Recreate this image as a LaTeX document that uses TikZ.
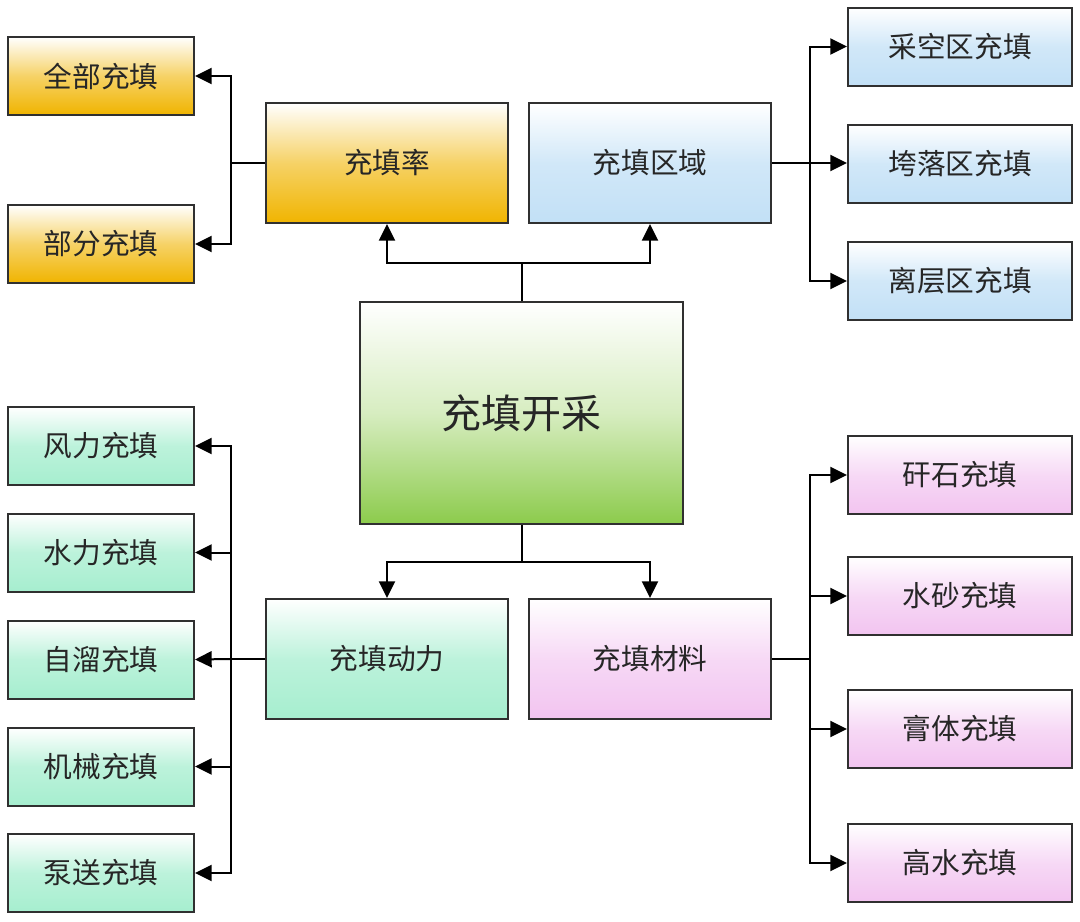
\documentclass[tikz,border=0pt]{standalone}
\usepackage{fontspec}
\newfontfamily\cjk{Noto Sans CJK SC}
\usetikzlibrary{arrows.meta}
\definecolor{orangeB}{HTML}{F0B400}
\definecolor{blueB}{HTML}{C2E0F6}
\definecolor{greenB}{HTML}{8CCB4C}
\definecolor{tealB}{HTML}{A6EECF}
\definecolor{pinkB}{HTML}{F2C4F0}
\definecolor{edge}{HTML}{303030}
\tikzset{
  box/.style={draw=edge, line width=1.5pt, rectangle, inner sep=0pt, font=\cjk\fontsize{21.5}{21.5}\selectfont, text=black!85},
  sbox/.style={box, minimum width=139.5pt, minimum height=58.5pt},
  mbox/.style={box, minimum width=181.5pt, minimum height=90pt},
  rbox/.style={box, minimum width=168pt, minimum height=58.5pt},
  orangefill/.style={top color=white, bottom color=orangeB, middle color=orangeB!60},
  bluefill/.style={top color=white, bottom color=blueB, middle color=blueB!75},
  greenfill/.style={top color=white, bottom color=greenB, middle color=greenB!35},
  tealfill/.style={top color=white, bottom color=tealB, middle color=tealB!75},
  pinkfill/.style={top color=white, bottom color=pinkB, middle color=pinkB!65},
  conn/.style={draw=black, line width=1.5pt},
  arr/.style={conn, -{Triangle[length=12.5pt,width=12pt]}}
}
\begin{document}
\begin{tikzpicture}[x=0.75pt,y=-0.75pt]
\useasboundingbox (0,0) rectangle (1080,921);
\fill[white] (0,0) rectangle (1080,921);
% center
\node[box, greenfill, minimum width=242pt, minimum height=166.5pt, font=\cjk\fontsize{30}{30}\selectfont] (c) at (521.5,413) {充填开采};
% second level
\node[mbox, orangefill] (rate) at (387,163) {充填率};
\node[mbox, bluefill] (area) at (650,163) {充填区域};
\node[mbox, tealfill] (power) at (387,659) {充填动力};
\node[mbox, pinkfill] (mat) at (650,659) {充填材料};
% left top
\node[sbox, orangefill] (q1) at (101,76) {全部充填};
\node[sbox, orangefill] (q2) at (101,244) {部分充填};
% right top
\node[rbox, bluefill] (z1) at (960,46.5) {采空区充填};
\node[rbox, bluefill] (z2) at (960,164) {垮落区充填};
\node[rbox, bluefill] (z3) at (960,281) {离层区充填};
% left bottom
\node[sbox, tealfill] (p1) at (101,446) {风力充填};
\node[sbox, tealfill] (p2) at (101,552.5) {水力充填};
\node[sbox, tealfill] (p3) at (101,659.5) {自溜充填};
\node[sbox, tealfill] (p4) at (101,766.5) {机械充填};
\node[sbox, tealfill] (p5) at (101,873) {泵送充填};
% right bottom
\node[rbox, pinkfill] (m1) at (960,475) {矸石充填};
\node[rbox, pinkfill] (m2) at (960,596) {水砂充填};
\node[rbox, pinkfill] (m3) at (960,729) {膏体充填};
\node[rbox, pinkfill] (m4) at (960,863) {高水充填};
% coordinates
\coordinate (ct) at (521.5,263);
\coordinate (cb) at (521.5,562);
\coordinate (lb1) at (231,163);
\coordinate (rb1) at (810,163);
\coordinate (lb2) at (231,659);
\coordinate (rb2) at (810,659);
% connectors center
\draw[conn] (c.north) -- (ct);
\draw[arr] (ct) -| (rate.south);
\draw[arr] (ct) -| (area.south);
\draw[conn] (c.south) -- (cb);
\draw[arr] (cb) -| (power.north);
\draw[arr] (cb) -| (mat.north);
% rate
\draw[conn] (rate.west) -- (lb1);
\draw[arr] (lb1) |- (q1.east);
\draw[arr] (lb1) |- (q2.east);
% area
\draw[conn] (area.east) -- (rb1);
\draw[arr] (rb1) |- (z1.west);
\draw[arr] (rb1) -- (z2.west |- rb1);
\draw[arr] (rb1) |- (z3.west);
% power
\draw[conn] (power.west) -- (lb2);
\draw[arr] (lb2) |- (p1.east);
\draw[arr] (lb2) |- (p2.east);
\draw[arr] (lb2) -- (p3.east);
\draw[arr] (lb2) |- (p4.east);
\draw[arr] (lb2) |- (p5.east);
% material
\draw[conn] (mat.east) -- (rb2);
\draw[arr] (rb2) |- (m1.west);
\draw[arr] (rb2) |- (m2.west);
\draw[arr] (rb2) |- (m3.west);
\draw[arr] (rb2) |- (m4.west);
\end{tikzpicture}
\end{document}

§ **Problem to solve**:
Write out the listing above exactly as it stands, pictures excluded.

§ **Final result**:
Recreate this image as a LaTeX document that uses TikZ.
\documentclass[tikz,border=0pt]{standalone}
\usepackage{fontspec}
\newfontfamily\cjk{Noto Sans CJK SC}
\usetikzlibrary{arrows.meta}
\definecolor{orangeB}{HTML}{F0B400}
\definecolor{blueB}{HTML}{C2E0F6}
\definecolor{greenB}{HTML}{8CCB4C}
\definecolor{tealB}{HTML}{A6EECF}
\definecolor{pinkB}{HTML}{F2C4F0}
\definecolor{edge}{HTML}{303030}
\tikzset{
  box/.style={draw=edge, line width=1.5pt, rectangle, inner sep=0pt, font=\cjk\fontsize{21.5}{21.5}\selectfont, text=black!85},
  sbox/.style={box, minimum width=139.5pt, minimum height=58.5pt},
  mbox/.style={box, minimum width=181.5pt, minimum height=90pt},
  rbox/.style={box, minimum width=168pt, minimum height=58.5pt},
  orangefill/.style={top color=white, bottom color=orangeB, middle color=orangeB!60},
  bluefill/.style={top color=white, bottom color=blueB, middle color=blueB!75},
  greenfill/.style={top color=white, bottom color=greenB, middle color=greenB!35},
  tealfill/.style={top color=white, bottom color=tealB, middle color=tealB!75},
  pinkfill/.style={top color=white, bottom color=pinkB, middle color=pinkB!65},
  conn/.style={draw=black, line width=1.5pt},
  arr/.style={conn, -{Triangle[length=12.5pt,width=12pt]}}
}
\begin{document}
\begin{tikzpicture}[x=0.75pt,y=-0.75pt]
\useasboundingbox (0,0) rectangle (1080,921);
\fill[white] (0,0) rectangle (1080,921);
% center
\node[box, greenfill, minimum width=242pt, minimum height=166.5pt, font=\cjk\fontsize{30}{30}\selectfont] (c) at (521.5,413) {充填开采};
% second level
\node[mbox, orangefill] (rate) at (387,163) {充填率};
\node[mbox, bluefill] (area) at (650,163) {充填区域};
\node[mbox, tealfill] (power) at (387,659) {充填动力};
\node[mbox, pinkfill] (mat) at (650,659) {充填材料};
% left top
\node[sbox, orangefill] (q1) at (101,76) {全部充填};
\node[sbox, orangefill] (q2) at (101,244) {部分充填};
% right top
\node[rbox, bluefill] (z1) at (960,46.5) {采空区充填};
\node[rbox, bluefill] (z2) at (960,164) {垮落区充填};
\node[rbox, bluefill] (z3) at (960,281) {离层区充填};
% left bottom
\node[sbox, tealfill] (p1) at (101,446) {风力充填};
\node[sbox, tealfill] (p2) at (101,552.5) {水力充填};
\node[sbox, tealfill] (p3) at (101,659.5) {自溜充填};
\node[sbox, tealfill] (p4) at (101,766.5) {机械充填};
\node[sbox, tealfill] (p5) at (101,873) {泵送充填};
% right bottom
\node[rbox, pinkfill] (m1) at (960,475) {矸石充填};
\node[rbox, pinkfill] (m2) at (960,596) {水砂充填};
\node[rbox, pinkfill] (m3) at (960,729) {膏体充填};
\node[rbox, pinkfill] (m4) at (960,863) {高水充填};
% coordinates
\coordinate (ct) at (521.5,263);
\coordinate (cb) at (521.5,562);
\coordinate (lb1) at (231,163);
\coordinate (rb1) at (810,163);
\coordinate (lb2) at (231,659);
\coordinate (rb2) at (810,659);
% connectors center
\draw[conn] (c.north) -- (ct);
\draw[arr] (ct) -| (rate.south);
\draw[arr] (ct) -| (area.south);
\draw[conn] (c.south) -- (cb);
\draw[arr] (cb) -| (power.north);
\draw[arr] (cb) -| (mat.north);
% rate
\draw[conn] (rate.west) -- (lb1);
\draw[arr] (lb1) |- (q1.east);
\draw[arr] (lb1) |- (q2.east);
% area
\draw[conn] (area.east) -- (rb1);
\draw[arr] (rb1) |- (z1.west);
\draw[arr] (rb1) -- (z2.west |- rb1);
\draw[arr] (rb1) |- (z3.west);
% power
\draw[conn] (power.west) -- (lb2);
\draw[arr] (lb2) |- (p1.east);
\draw[arr] (lb2) |- (p2.east);
\draw[arr] (lb2) -- (p3.east);
\draw[arr] (lb2) |- (p4.east);
\draw[arr] (lb2) |- (p5.east);
% material
\draw[conn] (mat.east) -- (rb2);
\draw[arr] (rb2) |- (m1.west);
\draw[arr] (rb2) |- (m2.west);
\draw[arr] (rb2) |- (m3.west);
\draw[arr] (rb2) |- (m4.west);
\end{tikzpicture}
\end{document}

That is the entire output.